§ **THE PROBLEM**
Reproduce exactly the run of lines from the one containing "Convert this chart to matplotlib code." through the one containing "plt.rcParams['font.size'] = 16". Pictures do not belong in the copy.

★ ★ ★ ★

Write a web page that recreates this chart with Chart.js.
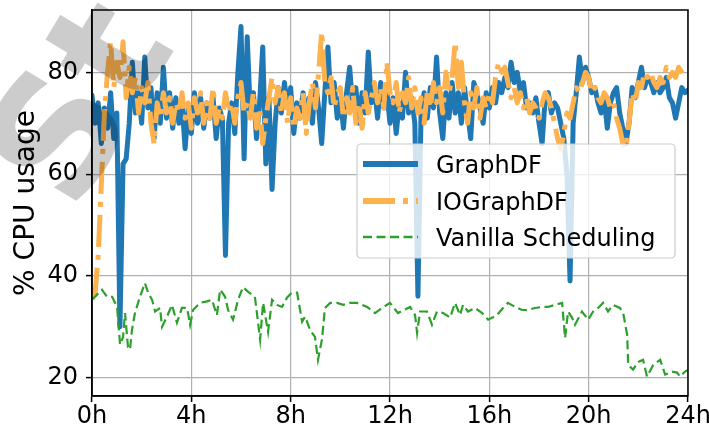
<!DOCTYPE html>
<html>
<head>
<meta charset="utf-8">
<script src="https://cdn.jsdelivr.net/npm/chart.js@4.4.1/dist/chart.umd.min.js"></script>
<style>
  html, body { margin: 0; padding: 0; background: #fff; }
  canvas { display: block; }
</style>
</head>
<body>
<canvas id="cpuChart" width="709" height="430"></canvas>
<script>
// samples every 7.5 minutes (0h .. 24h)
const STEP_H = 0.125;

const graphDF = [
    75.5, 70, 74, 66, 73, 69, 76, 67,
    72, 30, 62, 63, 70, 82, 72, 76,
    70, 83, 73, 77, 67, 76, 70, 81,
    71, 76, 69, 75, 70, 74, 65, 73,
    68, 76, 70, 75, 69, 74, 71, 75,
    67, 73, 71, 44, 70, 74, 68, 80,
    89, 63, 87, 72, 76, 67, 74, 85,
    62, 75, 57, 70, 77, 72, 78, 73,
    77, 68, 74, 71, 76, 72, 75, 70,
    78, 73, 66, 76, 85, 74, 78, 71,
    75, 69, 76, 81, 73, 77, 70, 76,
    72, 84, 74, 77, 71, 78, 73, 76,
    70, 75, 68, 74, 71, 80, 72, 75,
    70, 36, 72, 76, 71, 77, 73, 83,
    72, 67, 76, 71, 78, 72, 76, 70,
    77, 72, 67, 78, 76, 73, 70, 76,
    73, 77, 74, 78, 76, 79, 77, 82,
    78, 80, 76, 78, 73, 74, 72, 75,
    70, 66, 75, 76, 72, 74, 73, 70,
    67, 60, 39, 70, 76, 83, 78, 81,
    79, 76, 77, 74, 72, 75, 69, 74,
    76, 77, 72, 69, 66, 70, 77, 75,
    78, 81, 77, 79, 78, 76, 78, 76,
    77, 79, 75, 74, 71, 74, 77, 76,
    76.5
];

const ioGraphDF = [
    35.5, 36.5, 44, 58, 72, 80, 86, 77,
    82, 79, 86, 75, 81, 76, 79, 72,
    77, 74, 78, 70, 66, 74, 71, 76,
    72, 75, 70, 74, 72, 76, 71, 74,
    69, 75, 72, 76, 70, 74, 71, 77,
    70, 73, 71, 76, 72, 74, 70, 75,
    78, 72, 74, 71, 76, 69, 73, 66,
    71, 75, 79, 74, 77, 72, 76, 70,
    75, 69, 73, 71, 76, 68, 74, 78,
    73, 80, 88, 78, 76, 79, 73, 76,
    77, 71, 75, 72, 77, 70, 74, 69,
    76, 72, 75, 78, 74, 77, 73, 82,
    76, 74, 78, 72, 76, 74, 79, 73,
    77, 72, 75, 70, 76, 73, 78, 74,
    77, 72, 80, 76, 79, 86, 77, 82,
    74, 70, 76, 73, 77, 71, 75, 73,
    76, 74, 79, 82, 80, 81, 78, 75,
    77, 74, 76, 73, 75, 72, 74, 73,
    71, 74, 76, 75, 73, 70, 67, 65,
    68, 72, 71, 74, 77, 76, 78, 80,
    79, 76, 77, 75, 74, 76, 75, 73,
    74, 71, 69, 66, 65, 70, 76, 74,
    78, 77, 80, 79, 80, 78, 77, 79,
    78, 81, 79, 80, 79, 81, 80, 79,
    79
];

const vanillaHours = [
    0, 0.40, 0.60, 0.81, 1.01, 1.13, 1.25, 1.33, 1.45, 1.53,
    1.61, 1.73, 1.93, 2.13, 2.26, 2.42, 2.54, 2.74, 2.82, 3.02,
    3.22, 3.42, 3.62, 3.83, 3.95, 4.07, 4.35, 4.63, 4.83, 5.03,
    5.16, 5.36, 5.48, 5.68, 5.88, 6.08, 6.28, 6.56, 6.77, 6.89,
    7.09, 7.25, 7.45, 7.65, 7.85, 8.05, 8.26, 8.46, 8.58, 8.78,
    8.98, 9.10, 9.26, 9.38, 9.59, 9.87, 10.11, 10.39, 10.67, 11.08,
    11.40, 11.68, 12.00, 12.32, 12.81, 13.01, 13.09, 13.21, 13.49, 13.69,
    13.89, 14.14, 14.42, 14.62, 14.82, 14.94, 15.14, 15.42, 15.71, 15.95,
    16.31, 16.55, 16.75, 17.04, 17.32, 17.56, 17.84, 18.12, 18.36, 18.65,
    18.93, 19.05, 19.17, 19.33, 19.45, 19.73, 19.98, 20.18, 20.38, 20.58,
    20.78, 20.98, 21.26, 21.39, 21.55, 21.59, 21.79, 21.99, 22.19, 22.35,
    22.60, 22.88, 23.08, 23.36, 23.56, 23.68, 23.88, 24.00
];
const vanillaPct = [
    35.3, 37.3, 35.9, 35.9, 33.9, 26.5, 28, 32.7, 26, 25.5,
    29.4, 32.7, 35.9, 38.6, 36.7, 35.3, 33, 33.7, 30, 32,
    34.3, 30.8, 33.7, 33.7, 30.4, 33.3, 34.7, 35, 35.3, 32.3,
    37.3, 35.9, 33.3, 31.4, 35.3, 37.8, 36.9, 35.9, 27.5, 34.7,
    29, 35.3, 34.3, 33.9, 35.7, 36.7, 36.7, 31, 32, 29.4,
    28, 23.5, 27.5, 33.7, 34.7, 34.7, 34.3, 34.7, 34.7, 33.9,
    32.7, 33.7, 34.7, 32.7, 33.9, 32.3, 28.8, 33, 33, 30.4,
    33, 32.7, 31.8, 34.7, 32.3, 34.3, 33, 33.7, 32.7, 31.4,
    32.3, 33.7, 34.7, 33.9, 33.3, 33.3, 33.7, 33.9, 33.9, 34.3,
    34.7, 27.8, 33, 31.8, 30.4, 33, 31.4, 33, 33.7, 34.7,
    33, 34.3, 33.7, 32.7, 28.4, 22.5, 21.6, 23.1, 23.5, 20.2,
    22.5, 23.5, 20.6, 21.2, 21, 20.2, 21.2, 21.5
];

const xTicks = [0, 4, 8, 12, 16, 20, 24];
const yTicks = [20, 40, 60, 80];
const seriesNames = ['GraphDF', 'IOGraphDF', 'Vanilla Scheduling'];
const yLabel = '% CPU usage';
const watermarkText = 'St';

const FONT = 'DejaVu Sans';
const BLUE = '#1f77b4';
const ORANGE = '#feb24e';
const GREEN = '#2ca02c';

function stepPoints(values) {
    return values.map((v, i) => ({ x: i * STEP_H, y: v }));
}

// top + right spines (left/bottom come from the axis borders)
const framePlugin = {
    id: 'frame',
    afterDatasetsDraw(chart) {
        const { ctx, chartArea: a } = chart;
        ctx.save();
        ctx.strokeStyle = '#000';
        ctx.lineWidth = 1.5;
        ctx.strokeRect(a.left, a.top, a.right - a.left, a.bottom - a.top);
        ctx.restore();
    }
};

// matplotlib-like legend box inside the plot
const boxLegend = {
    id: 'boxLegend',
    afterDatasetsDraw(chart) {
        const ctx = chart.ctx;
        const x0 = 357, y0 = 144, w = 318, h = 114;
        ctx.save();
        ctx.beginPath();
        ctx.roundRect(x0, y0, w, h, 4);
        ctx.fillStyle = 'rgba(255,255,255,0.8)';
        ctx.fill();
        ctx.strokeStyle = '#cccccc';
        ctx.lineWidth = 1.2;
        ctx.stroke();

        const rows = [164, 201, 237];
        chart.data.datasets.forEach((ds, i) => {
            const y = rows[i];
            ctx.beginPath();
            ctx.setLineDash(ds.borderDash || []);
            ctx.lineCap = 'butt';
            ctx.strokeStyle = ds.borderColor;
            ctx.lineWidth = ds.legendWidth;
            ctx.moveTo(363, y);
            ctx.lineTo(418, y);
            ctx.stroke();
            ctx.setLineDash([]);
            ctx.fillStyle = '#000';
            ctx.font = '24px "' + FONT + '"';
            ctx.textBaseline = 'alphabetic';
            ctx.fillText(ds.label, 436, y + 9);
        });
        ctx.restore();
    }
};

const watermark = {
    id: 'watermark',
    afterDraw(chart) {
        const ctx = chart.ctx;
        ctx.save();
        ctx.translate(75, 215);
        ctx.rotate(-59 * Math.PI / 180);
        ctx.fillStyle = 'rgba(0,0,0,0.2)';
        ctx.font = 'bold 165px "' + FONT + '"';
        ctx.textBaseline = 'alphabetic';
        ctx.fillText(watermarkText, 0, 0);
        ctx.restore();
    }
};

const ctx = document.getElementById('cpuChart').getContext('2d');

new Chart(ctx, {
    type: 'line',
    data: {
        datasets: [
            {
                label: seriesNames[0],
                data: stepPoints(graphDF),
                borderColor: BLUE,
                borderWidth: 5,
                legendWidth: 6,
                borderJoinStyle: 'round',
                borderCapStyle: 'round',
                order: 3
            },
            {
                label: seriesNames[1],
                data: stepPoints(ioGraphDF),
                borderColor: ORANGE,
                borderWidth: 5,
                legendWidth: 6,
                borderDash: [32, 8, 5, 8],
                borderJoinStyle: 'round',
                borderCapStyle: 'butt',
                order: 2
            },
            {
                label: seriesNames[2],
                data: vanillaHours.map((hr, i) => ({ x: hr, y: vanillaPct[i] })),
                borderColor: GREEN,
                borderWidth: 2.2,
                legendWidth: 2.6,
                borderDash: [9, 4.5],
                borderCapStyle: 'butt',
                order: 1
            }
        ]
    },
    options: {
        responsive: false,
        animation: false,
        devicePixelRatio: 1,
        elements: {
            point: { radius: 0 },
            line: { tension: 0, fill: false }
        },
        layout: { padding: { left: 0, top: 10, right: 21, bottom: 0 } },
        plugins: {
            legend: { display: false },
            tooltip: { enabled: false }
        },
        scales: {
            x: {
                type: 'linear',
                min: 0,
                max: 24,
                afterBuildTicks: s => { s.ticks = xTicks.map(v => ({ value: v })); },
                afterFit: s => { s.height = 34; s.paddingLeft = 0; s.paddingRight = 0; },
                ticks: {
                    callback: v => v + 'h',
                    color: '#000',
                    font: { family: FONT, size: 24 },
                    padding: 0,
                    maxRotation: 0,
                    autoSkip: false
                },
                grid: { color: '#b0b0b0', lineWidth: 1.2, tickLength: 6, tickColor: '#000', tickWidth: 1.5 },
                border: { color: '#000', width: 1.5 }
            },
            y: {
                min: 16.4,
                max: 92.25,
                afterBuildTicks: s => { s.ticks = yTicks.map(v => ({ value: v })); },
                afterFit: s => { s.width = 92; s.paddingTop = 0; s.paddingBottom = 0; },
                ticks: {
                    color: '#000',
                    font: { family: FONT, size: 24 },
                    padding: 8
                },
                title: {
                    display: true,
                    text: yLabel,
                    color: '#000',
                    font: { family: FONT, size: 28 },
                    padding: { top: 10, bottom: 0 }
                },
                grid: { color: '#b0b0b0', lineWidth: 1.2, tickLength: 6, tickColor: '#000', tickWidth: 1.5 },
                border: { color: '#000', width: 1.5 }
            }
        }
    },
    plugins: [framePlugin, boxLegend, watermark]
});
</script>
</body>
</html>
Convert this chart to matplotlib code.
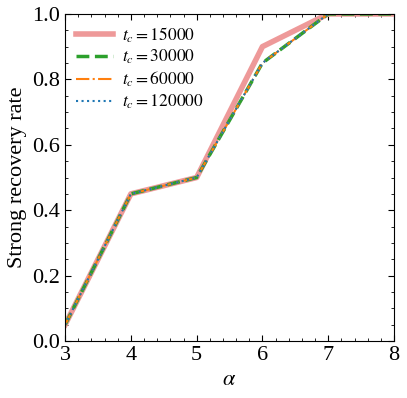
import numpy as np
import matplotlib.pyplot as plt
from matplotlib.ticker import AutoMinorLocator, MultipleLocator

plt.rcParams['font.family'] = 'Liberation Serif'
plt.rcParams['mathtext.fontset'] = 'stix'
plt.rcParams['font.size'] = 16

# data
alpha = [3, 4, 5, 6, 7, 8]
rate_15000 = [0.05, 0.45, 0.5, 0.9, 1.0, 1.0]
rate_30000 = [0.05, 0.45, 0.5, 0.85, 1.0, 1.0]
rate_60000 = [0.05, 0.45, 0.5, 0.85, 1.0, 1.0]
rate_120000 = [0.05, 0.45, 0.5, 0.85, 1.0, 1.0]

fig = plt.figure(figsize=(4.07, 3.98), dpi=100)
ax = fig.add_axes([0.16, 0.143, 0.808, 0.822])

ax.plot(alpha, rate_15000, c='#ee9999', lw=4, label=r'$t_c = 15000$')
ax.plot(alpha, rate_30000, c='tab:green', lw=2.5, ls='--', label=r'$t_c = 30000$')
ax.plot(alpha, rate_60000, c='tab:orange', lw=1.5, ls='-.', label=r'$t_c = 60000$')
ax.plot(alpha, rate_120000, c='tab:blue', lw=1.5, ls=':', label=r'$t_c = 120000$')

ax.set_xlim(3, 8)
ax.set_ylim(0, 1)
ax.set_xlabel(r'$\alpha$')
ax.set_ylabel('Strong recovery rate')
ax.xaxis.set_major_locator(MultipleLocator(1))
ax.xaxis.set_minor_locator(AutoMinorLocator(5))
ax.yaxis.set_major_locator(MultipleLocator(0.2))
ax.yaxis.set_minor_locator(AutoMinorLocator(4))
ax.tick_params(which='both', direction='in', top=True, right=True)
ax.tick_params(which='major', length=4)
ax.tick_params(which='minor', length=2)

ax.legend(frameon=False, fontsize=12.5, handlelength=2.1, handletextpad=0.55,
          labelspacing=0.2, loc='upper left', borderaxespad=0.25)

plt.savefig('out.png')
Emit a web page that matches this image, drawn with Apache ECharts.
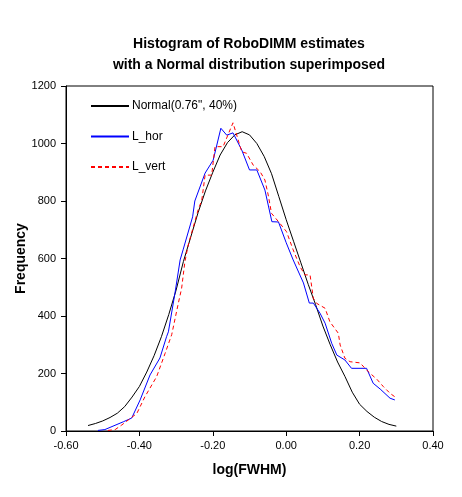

★ ★ ★ ★

§ **TASK RESULT**
Convert this chart to matplotlib code.
import numpy as np
import matplotlib.pyplot as plt
from matplotlib.ticker import AutoMinorLocator, MultipleLocator

plt.rcParams['font.family'] = 'Liberation Serif'
plt.rcParams['mathtext.fontset'] = 'stix'
plt.rcParams['font.size'] = 16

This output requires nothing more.